▶ **Given problem**:
From the entries that follow, reproduce exactly and only the lines from the line with "Recreate this image" to the line with "import plotly.graph_objects as go", endpoints included.

▶ **Records**:

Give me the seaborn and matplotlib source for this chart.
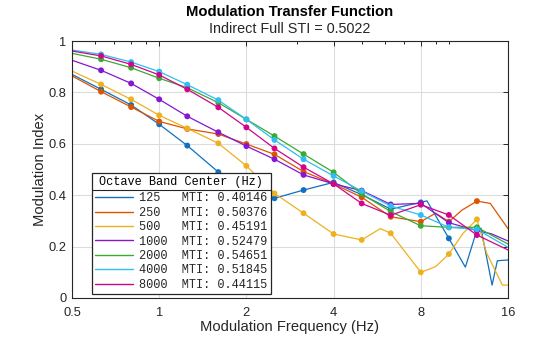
...
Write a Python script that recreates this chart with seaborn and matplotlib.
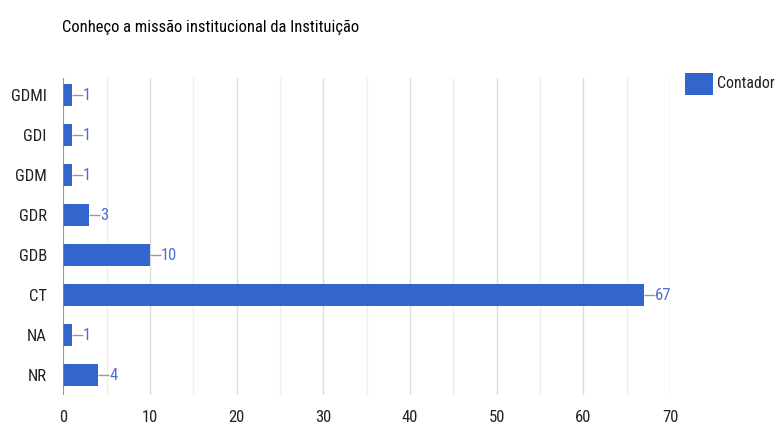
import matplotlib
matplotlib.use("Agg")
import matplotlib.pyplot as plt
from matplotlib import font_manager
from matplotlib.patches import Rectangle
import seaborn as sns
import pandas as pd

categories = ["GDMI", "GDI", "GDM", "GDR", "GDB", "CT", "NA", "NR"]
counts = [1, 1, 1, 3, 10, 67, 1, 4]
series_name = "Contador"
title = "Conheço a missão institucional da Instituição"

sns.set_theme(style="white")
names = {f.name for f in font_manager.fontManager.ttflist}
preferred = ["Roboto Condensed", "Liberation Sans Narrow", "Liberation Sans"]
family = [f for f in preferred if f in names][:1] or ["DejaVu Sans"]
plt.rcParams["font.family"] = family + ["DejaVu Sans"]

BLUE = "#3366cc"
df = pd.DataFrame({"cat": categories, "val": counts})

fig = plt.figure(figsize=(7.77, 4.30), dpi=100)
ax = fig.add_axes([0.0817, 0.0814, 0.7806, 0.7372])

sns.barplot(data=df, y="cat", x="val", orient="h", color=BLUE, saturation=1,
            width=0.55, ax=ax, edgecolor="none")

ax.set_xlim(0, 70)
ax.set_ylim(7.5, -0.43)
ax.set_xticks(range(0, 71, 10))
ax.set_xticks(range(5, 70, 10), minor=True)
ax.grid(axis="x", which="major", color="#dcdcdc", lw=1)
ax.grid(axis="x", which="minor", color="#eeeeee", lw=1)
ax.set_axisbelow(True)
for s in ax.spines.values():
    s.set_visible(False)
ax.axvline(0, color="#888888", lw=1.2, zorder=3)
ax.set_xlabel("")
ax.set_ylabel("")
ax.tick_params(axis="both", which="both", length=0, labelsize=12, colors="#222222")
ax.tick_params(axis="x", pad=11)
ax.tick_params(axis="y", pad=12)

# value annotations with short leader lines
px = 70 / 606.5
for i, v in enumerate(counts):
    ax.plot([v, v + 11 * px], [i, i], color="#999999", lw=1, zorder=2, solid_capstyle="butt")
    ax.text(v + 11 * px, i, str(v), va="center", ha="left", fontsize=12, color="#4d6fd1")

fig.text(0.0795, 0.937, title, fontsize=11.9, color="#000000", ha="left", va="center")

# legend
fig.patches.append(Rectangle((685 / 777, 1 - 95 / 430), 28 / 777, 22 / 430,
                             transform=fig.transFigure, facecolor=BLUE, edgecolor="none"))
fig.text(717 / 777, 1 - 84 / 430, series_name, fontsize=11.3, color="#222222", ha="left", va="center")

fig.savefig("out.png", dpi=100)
* * *
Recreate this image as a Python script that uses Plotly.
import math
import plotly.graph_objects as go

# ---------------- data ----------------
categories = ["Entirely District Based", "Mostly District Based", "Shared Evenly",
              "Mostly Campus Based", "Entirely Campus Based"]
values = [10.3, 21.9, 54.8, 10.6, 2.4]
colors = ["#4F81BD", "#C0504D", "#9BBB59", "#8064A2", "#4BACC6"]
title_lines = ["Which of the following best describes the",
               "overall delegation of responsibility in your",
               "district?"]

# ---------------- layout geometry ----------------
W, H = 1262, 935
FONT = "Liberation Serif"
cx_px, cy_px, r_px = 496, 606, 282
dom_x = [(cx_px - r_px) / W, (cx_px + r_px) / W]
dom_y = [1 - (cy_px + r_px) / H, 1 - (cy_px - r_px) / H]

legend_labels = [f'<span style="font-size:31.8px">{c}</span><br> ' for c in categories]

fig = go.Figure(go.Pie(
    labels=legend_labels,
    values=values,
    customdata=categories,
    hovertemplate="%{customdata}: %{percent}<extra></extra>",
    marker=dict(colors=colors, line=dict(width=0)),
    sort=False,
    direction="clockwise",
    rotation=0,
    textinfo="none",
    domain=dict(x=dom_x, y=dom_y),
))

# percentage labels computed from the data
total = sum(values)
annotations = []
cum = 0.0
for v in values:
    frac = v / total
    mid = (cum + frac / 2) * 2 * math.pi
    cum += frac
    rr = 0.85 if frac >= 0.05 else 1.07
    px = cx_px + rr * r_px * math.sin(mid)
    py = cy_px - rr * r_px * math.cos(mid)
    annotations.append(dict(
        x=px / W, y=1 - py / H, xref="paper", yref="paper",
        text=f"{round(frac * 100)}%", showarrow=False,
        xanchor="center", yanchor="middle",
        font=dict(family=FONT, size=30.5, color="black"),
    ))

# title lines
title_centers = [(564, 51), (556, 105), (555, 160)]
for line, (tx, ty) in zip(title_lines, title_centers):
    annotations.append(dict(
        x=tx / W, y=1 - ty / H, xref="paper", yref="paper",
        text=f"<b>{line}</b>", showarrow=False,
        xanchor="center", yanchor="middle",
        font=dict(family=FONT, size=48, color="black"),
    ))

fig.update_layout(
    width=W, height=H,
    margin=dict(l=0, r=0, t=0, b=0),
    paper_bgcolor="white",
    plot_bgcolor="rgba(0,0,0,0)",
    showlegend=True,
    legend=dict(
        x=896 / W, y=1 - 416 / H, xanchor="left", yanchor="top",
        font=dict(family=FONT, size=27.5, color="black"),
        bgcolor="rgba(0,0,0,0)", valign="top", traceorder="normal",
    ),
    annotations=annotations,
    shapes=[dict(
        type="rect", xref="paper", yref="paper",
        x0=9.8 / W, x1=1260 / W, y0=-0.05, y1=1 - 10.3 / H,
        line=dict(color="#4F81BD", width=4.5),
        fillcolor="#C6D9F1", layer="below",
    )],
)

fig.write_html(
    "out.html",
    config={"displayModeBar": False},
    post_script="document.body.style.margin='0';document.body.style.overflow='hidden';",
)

▶ **Solution to the exercise**:
Recreate this image as a Python script that uses Plotly.
import math
import plotly.graph_objects as go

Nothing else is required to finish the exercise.